- _Available data_
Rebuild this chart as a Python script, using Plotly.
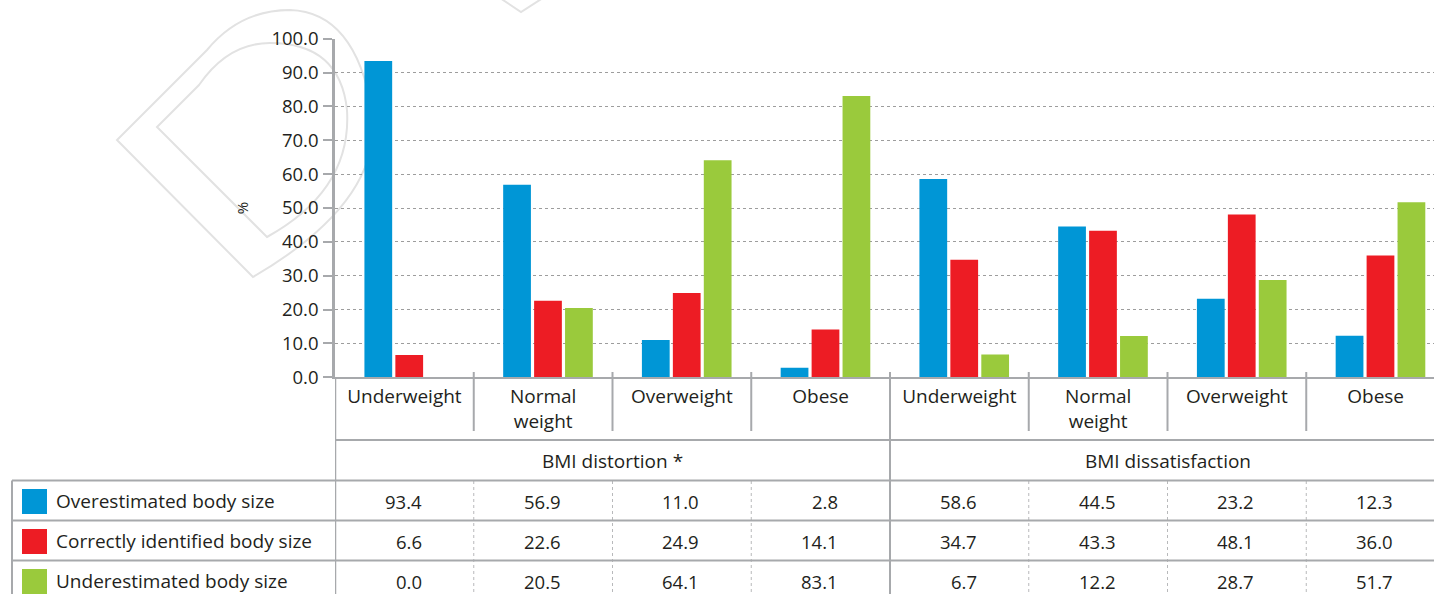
import plotly.graph_objects as go

# ---------------- data ----------------
categories = ["Underweight", "Normal weight", "Overweight", "Obese",
              "Underweight", "Normal weight", "Overweight", "Obese"]
category_ticktext = ["Underweight", "Normal<br>weight", "Overweight", "Obese",
                     "Underweight", "Normal<br>weight", "Overweight", "Obese"]
groups = ["BMI distortion *", "BMI dissatisfaction"]
series_names = ["Overestimated body size", "Correctly identified body size",
                "Underestimated body size"]
overestimated = [93.4, 56.9, 11.0, 2.8, 58.6, 44.5, 23.2, 12.3]
correctly_identified = [6.6, 22.6, 24.9, 14.1, 34.7, 43.3, 48.1, 36.0]
underestimated = [0.0, 20.5, 64.1, 83.1, 6.7, 12.2, 28.7, 51.7]
y_ticks = [0, 10, 20, 30, 40, 50, 60, 70, 80, 90, 100]
y_title = "%"

# ---------------- styles ----------------
W, H = 1434, 594
FONT = "Open Sans"
TXT = "#231f20"
GRAY = "#a7a9ac"
colors = ["#0096d6", "#ed1c24", "#9aca3c"]
offsets = [-0.288, -0.065, 0.158]
bar_w = 0.2
cat_px = 138.75
x_left_px = 335
fs = 18.5      # numbers
fs_lab = 19    # word labels

def X(px):
    return px / W

def Y(py):
    return 1 - py / H

series_values = [overestimated, correctly_identified, underestimated]
xs = list(range(len(categories)))

fig = go.Figure()
for name, vals, col, off in zip(series_names, series_values, colors, offsets):
    fig.add_trace(go.Bar(x=xs, y=vals, name=name, marker_color=col,
                         marker_line_width=0, width=bar_w, offset=off,
                         showlegend=False, hoverinfo="skip"))

shapes = []
line = dict(color=GRAY, width=2)
# extension of y axis line down through table
shapes.append(dict(type="line", xref="x", yref="paper", x0=-0.5, x1=-0.5,
                   y0=Y(377), y1=Y(600), line=dict(color=GRAY, width=2.5)))
# category dividers
for i in range(len(categories) - 1):
    if i == 3:
        shapes.append(dict(type="line", xref="x", yref="paper", x0=i + 0.5, x1=i + 0.5,
                           y0=Y(372), y1=Y(600), line=line))
    else:
        shapes.append(dict(type="line", xref="x", yref="paper", x0=i + 0.5, x1=i + 0.5,
                           y0=Y(372), y1=Y(431), line=line))
        shapes.append(dict(type="line", xref="x", yref="paper", x0=i + 0.5, x1=i + 0.5,
                           y0=Y(481), y1=Y(600),
                           line=dict(color="#b8b9bb", width=1, dash="dot")))
# horizontal lines
shapes.append(dict(type="line", xref="x", yref="paper", x0=-0.5, x1=8,
                   y0=Y(440), y1=Y(440), line=line))
for yy in [480.5, 520.5, 560.5]:
    shapes.append(dict(type="line", xref="paper", yref="paper", x0=X(12), x1=1,
                       y0=Y(yy), y1=Y(yy), line=line))
shapes.append(dict(type="line", xref="paper", yref="paper", x0=X(12), x1=X(12),
                   y0=Y(480.5), y1=Y(600), line=line))
# legend swatches
for k, col in enumerate(colors):
    top = 489 + 40 * k
    shapes.append(dict(type="rect", xref="paper", yref="paper", x0=X(22), x1=X(47),
                       y0=Y(top), y1=Y(top + 25), fillcolor=col, line=dict(width=0)))
# faint watermark
wm = "#e2e2e2"
shapes.append(dict(type="path", xref="paper", yref="paper", layer="below",
                   path="M {},{} L {},{} Q {},{} {},{} Q {},{} {},{} Q {},{} {},{} Z".format(
                       X(117), Y(140), X(253), Y(277), X(385), Y(200), X(372), Y(110),
                       X(355), Y(12), X(290), Y(10), X(240), Y(10), X(207), Y(50)),
                   line=dict(color=wm, width=2)))
shapes.append(dict(type="path", xref="paper", yref="paper", layer="below",
                   path="M {},{} L {},{} Q {},{} {},{} Q {},{} {},{} Q {},{} {},{} Z".format(
                       X(157), Y(127), X(267), Y(237), X(352), Y(190), X(347), Y(110),
                       X(340), Y(43), X(270), Y(43), X(228), Y(43), X(199), Y(85)),
                   line=dict(color=wm, width=2)))
shapes.append(dict(type="path", xref="paper", yref="paper", layer="below",
                   path="M {},{} L {},{} L {},{}".format(X(500), Y(-2), X(521), Y(12), X(546), Y(-4)),
                   line=dict(color=wm, width=2)))

annotations = []
# group labels
for g, name in enumerate(groups):
    annotations.append(dict(text=name, xref="x", yref="paper", x=1.5 + 4 * g, y=Y(461),
                            showarrow=False, xanchor="center", yanchor="middle",
                            font=dict(family=FONT, size=fs_lab, color=TXT)))
# legend labels and values
for k, (name, vals) in enumerate(zip(series_names, series_values)):
    yc = Y(501 + 40 * k)
    annotations.append(dict(text=name, xref="paper", yref="paper", x=X(54), y=yc,
                            showarrow=False, xanchor="left", yanchor="middle",
                            font=dict(family=FONT, size=fs_lab, color=TXT)))
    for i, v in enumerate(vals):
        annotations.append(dict(text=f"{v:.1f}", xref="x", yref="paper", x=i + 0.14, y=yc,
                                showarrow=False, xanchor="right", yanchor="middle",
                                font=dict(family=FONT, size=fs, color=TXT)))

fig.update_layout(
    width=W, height=H,
    margin=dict(l=0, r=0, t=0, b=0, autoexpand=False),
    paper_bgcolor="white", plot_bgcolor="white",
    barmode="overlay",
    shapes=shapes, annotations=annotations,
    font=dict(family=FONT, size=fs, color=TXT),
    xaxis=dict(domain=[X(x_left_px), 1],
               range=[-0.5, -0.5 + (W - x_left_px) / cat_px],
               tickmode="array", tickvals=xs, ticktext=category_ticktext,
               ticks="", showline=True, linecolor=GRAY, linewidth=2,
               showgrid=False, zeroline=False, fixedrange=True, automargin=False,
               tickfont=dict(family=FONT, size=fs_lab, color=TXT),
               ticklabelstandoff=1),
    yaxis=dict(domain=[Y(377.3), Y(38.7)], range=[0, 100],
               tickmode="array", tickvals=y_ticks,
               ticktext=[f"{t:.1f}" for t in y_ticks],
               ticks="outside", ticklen=9, tickwidth=2, tickcolor=GRAY,
               showline=True, linecolor=GRAY, linewidth=2.5,
               showgrid=True, gridcolor="#9d9d9d", gridwidth=1.3, griddash="dot",
               zeroline=False, fixedrange=True, automargin=False,
               tickfont=dict(family=FONT, size=fs, color=TXT),
               ticklabelstandoff=1,
               title=dict(text=y_title, standoff=20,
                          font=dict(family=FONT, size=15, color=TXT))),
)

fig.write_html("out.html", config={"displayModeBar": False},
               post_script="document.body.style.margin='0';document.body.style.padding='0';")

- _Problem to work on_
Take the listing and print it again exactly, but without any pictures.

- _Output for this task_
Rebuild this chart as a Python script, using Plotly.
import plotly.graph_objects as go

# ---------------- data ----------------
categories = ["Underweight", "Normal weight", "Overweight", "Obese",
              "Underweight", "Normal weight", "Overweight", "Obese"]
category_ticktext = ["Underweight", "Normal<br>weight", "Overweight", "Obese",
                     "Underweight", "Normal<br>weight", "Overweight", "Obese"]
groups = ["BMI distortion *", "BMI dissatisfaction"]
series_names = ["Overestimated body size", "Correctly identified body size",
                "Underestimated body size"]
overestimated = [93.4, 56.9, 11.0, 2.8, 58.6, 44.5, 23.2, 12.3]
correctly_identified = [6.6, 22.6, 24.9, 14.1, 34.7, 43.3, 48.1, 36.0]
underestimated = [0.0, 20.5, 64.1, 83.1, 6.7, 12.2, 28.7, 51.7]
y_ticks = [0, 10, 20, 30, 40, 50, 60, 70, 80, 90, 100]
y_title = "%"

# ---------------- styles ----------------
W, H = 1434, 594
FONT = "Open Sans"
TXT = "#231f20"
GRAY = "#a7a9ac"
colors = ["#0096d6", "#ed1c24", "#9aca3c"]
offsets = [-0.288, -0.065, 0.158]
bar_w = 0.2
cat_px = 138.75
x_left_px = 335
fs = 18.5      # numbers
fs_lab = 19    # word labels

def X(px):
    return px / W

def Y(py):
    return 1 - py / H

series_values = [overestimated, correctly_identified, underestimated]
xs = list(range(len(categories)))

fig = go.Figure()
for name, vals, col, off in zip(series_names, series_values, colors, offsets):
    fig.add_trace(go.Bar(x=xs, y=vals, name=name, marker_color=col,
                         marker_line_width=0, width=bar_w, offset=off,
                         showlegend=False, hoverinfo="skip"))

shapes = []
line = dict(color=GRAY, width=2)
# extension of y axis line down through table
shapes.append(dict(type="line", xref="x", yref="paper", x0=-0.5, x1=-0.5,
                   y0=Y(377), y1=Y(600), line=dict(color=GRAY, width=2.5)))
# category dividers
for i in range(len(categories) - 1):
    if i == 3:
        shapes.append(dict(type="line", xref="x", yref="paper", x0=i + 0.5, x1=i + 0.5,
                           y0=Y(372), y1=Y(600), line=line))
    else:
        shapes.append(dict(type="line", xref="x", yref="paper", x0=i + 0.5, x1=i + 0.5,
                           y0=Y(372), y1=Y(431), line=line))
        shapes.append(dict(type="line", xref="x", yref="paper", x0=i + 0.5, x1=i + 0.5,
                           y0=Y(481), y1=Y(600),
                           line=dict(color="#b8b9bb", width=1, dash="dot")))
# horizontal lines
shapes.append(dict(type="line", xref="x", yref="paper", x0=-0.5, x1=8,
                   y0=Y(440), y1=Y(440), line=line))
for yy in [480.5, 520.5, 560.5]:
    shapes.append(dict(type="line", xref="paper", yref="paper", x0=X(12), x1=1,
                       y0=Y(yy), y1=Y(yy), line=line))
shapes.append(dict(type="line", xref="paper", yref="paper", x0=X(12), x1=X(12),
                   y0=Y(480.5), y1=Y(600), line=line))
# legend swatches
for k, col in enumerate(colors):
    top = 489 + 40 * k
    shapes.append(dict(type="rect", xref="paper", yref="paper", x0=X(22), x1=X(47),
                       y0=Y(top), y1=Y(top + 25), fillcolor=col, line=dict(width=0)))
# faint watermark
wm = "#e2e2e2"
shapes.append(dict(type="path", xref="paper", yref="paper", layer="below",
                   path="M {},{} L {},{} Q {},{} {},{} Q {},{} {},{} Q {},{} {},{} Z".format(
                       X(117), Y(140), X(253), Y(277), X(385), Y(200), X(372), Y(110),
                       X(355), Y(12), X(290), Y(10), X(240), Y(10), X(207), Y(50)),
                   line=dict(color=wm, width=2)))
shapes.append(dict(type="path", xref="paper", yref="paper", layer="below",
                   path="M {},{} L {},{} Q {},{} {},{} Q {},{} {},{} Q {},{} {},{} Z".format(
                       X(157), Y(127), X(267), Y(237), X(352), Y(190), X(347), Y(110),
                       X(340), Y(43), X(270), Y(43), X(228), Y(43), X(199), Y(85)),
                   line=dict(color=wm, width=2)))
shapes.append(dict(type="path", xref="paper", yref="paper", layer="below",
                   path="M {},{} L {},{} L {},{}".format(X(500), Y(-2), X(521), Y(12), X(546), Y(-4)),
                   line=dict(color=wm, width=2)))

annotations = []
# group labels
for g, name in enumerate(groups):
    annotations.append(dict(text=name, xref="x", yref="paper", x=1.5 + 4 * g, y=Y(461),
                            showarrow=False, xanchor="center", yanchor="middle",
                            font=dict(family=FONT, size=fs_lab, color=TXT)))
# legend labels and values
for k, (name, vals) in enumerate(zip(series_names, series_values)):
    yc = Y(501 + 40 * k)
    annotations.append(dict(text=name, xref="paper", yref="paper", x=X(54), y=yc,
                            showarrow=False, xanchor="left", yanchor="middle",
                            font=dict(family=FONT, size=fs_lab, color=TXT)))
    for i, v in enumerate(vals):
        annotations.append(dict(text=f"{v:.1f}", xref="x", yref="paper", x=i + 0.14, y=yc,
                                showarrow=False, xanchor="right", yanchor="middle",
                                font=dict(family=FONT, size=fs, color=TXT)))

fig.update_layout(
    width=W, height=H,
    margin=dict(l=0, r=0, t=0, b=0, autoexpand=False),
    paper_bgcolor="white", plot_bgcolor="white",
    barmode="overlay",
    shapes=shapes, annotations=annotations,
    font=dict(family=FONT, size=fs, color=TXT),
    xaxis=dict(domain=[X(x_left_px), 1],
               range=[-0.5, -0.5 + (W - x_left_px) / cat_px],
               tickmode="array", tickvals=xs, ticktext=category_ticktext,
               ticks="", showline=True, linecolor=GRAY, linewidth=2,
               showgrid=False, zeroline=False, fixedrange=True, automargin=False,
               tickfont=dict(family=FONT, size=fs_lab, color=TXT),
               ticklabelstandoff=1),
    yaxis=dict(domain=[Y(377.3), Y(38.7)], range=[0, 100],
               tickmode="array", tickvals=y_ticks,
               ticktext=[f"{t:.1f}" for t in y_ticks],
               ticks="outside", ticklen=9, tickwidth=2, tickcolor=GRAY,
               showline=True, linecolor=GRAY, linewidth=2.5,
               showgrid=True, gridcolor="#9d9d9d", gridwidth=1.3, griddash="dot",
               zeroline=False, fixedrange=True, automargin=False,
               tickfont=dict(family=FONT, size=fs, color=TXT),
               ticklabelstandoff=1,
               title=dict(text=y_title, standoff=20,
                          font=dict(family=FONT, size=15, color=TXT))),
)

fig.write_html("out.html", config={"displayModeBar": False},
               post_script="document.body.style.margin='0';document.body.style.padding='0';")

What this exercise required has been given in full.